### Stated task
Pictures stay out. Extract the lines below from the first one through the line with "controlBoxes.forEach((b, i) =>", both included.

### Data block
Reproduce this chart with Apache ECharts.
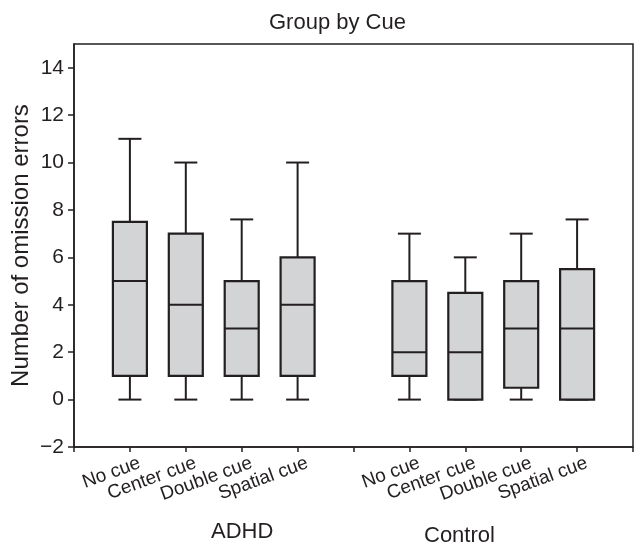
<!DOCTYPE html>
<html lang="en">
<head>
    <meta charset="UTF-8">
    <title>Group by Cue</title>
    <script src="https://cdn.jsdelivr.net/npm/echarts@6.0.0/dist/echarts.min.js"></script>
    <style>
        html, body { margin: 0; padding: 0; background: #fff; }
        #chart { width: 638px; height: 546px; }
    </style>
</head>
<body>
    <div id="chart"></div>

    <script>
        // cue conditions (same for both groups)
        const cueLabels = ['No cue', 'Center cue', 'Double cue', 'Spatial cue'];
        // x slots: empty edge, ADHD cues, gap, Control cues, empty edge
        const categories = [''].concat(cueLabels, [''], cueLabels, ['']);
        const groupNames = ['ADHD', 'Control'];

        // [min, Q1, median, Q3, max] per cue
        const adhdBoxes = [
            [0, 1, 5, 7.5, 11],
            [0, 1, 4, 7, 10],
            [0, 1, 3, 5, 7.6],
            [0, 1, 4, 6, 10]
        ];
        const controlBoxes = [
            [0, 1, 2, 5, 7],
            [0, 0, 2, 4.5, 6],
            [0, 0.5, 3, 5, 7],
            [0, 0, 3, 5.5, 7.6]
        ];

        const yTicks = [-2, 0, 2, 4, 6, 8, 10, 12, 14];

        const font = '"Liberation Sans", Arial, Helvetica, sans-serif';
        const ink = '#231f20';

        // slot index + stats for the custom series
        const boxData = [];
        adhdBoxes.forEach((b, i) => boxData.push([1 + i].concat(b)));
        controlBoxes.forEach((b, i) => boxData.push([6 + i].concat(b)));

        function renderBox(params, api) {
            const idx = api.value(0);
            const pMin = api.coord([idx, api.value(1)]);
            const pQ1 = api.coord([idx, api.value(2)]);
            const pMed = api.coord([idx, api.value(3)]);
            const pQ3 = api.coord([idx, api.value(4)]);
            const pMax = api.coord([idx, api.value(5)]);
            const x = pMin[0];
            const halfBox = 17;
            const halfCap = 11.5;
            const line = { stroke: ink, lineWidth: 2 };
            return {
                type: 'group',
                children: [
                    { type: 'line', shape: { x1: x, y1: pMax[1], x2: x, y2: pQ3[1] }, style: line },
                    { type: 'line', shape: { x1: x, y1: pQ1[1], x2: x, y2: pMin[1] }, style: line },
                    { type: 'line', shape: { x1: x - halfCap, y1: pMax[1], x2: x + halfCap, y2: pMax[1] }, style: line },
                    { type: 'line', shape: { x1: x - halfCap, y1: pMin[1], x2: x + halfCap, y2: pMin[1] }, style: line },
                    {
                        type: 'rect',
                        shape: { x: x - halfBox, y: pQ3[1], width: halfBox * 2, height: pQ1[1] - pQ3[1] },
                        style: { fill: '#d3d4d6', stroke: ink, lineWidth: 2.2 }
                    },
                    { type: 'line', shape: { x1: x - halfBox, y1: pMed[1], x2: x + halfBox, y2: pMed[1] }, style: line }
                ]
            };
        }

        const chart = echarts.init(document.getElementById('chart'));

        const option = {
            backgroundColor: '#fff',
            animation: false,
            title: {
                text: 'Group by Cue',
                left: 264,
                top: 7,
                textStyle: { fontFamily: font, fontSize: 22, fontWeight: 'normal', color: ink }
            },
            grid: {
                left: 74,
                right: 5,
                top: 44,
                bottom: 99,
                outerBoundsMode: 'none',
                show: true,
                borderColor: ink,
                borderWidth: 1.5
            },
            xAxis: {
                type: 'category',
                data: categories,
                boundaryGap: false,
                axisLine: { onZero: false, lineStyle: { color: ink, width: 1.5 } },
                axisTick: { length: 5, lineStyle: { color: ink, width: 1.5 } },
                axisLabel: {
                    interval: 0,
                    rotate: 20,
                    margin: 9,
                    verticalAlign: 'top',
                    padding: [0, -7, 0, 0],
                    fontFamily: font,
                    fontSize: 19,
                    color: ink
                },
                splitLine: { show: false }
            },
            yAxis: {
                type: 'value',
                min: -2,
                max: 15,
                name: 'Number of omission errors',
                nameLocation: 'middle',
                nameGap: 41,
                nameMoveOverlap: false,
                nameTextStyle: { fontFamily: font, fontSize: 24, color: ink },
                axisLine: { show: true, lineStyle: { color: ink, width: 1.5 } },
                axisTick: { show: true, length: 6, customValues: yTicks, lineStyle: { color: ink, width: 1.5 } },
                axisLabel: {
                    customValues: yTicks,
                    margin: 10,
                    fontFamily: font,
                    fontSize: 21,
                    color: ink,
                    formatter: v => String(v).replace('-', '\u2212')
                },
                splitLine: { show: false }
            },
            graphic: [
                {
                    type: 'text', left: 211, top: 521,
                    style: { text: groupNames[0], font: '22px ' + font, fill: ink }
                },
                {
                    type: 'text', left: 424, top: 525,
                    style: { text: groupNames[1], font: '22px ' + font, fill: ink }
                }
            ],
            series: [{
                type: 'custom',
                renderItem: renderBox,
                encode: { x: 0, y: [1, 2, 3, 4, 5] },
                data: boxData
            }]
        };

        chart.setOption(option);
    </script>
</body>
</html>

### Response
Reproduce this chart with Apache ECharts.
<!DOCTYPE html>
<html lang="en">
<head>
    <meta charset="UTF-8">
    <title>Group by Cue</title>
    <script src="https://cdn.jsdelivr.net/npm/echarts@6.0.0/dist/echarts.min.js"></script>
    <style>
        html, body { margin: 0; padding: 0; background: #fff; }
        #chart { width: 638px; height: 546px; }
    </style>
</head>
<body>
    <div id="chart"></div>

    <script>
        // cue conditions (same for both groups)
        const cueLabels = ['No cue', 'Center cue', 'Double cue', 'Spatial cue'];
        // x slots: empty edge, ADHD cues, gap, Control cues, empty edge
        const categories = [''].concat(cueLabels, [''], cueLabels, ['']);
        const groupNames = ['ADHD', 'Control'];

        // [min, Q1, median, Q3, max] per cue
        const adhdBoxes = [
            [0, 1, 5, 7.5, 11],
            [0, 1, 4, 7, 10],
            [0, 1, 3, 5, 7.6],
            [0, 1, 4, 6, 10]
        ];
        const controlBoxes = [
            [0, 1, 2, 5, 7],
            [0, 0, 2, 4.5, 6],
            [0, 0.5, 3, 5, 7],
            [0, 0, 3, 5.5, 7.6]
        ];

        const yTicks = [-2, 0, 2, 4, 6, 8, 10, 12, 14];

        const font = '"Liberation Sans", Arial, Helvetica, sans-serif';
        const ink = '#231f20';

        // slot index + stats for the custom series
        const boxData = [];
        adhdBoxes.forEach((b, i) => boxData.push([1 + i].concat(b)));
        controlBoxes.forEach((b, i) => boxData.push([6 + i].concat(b)));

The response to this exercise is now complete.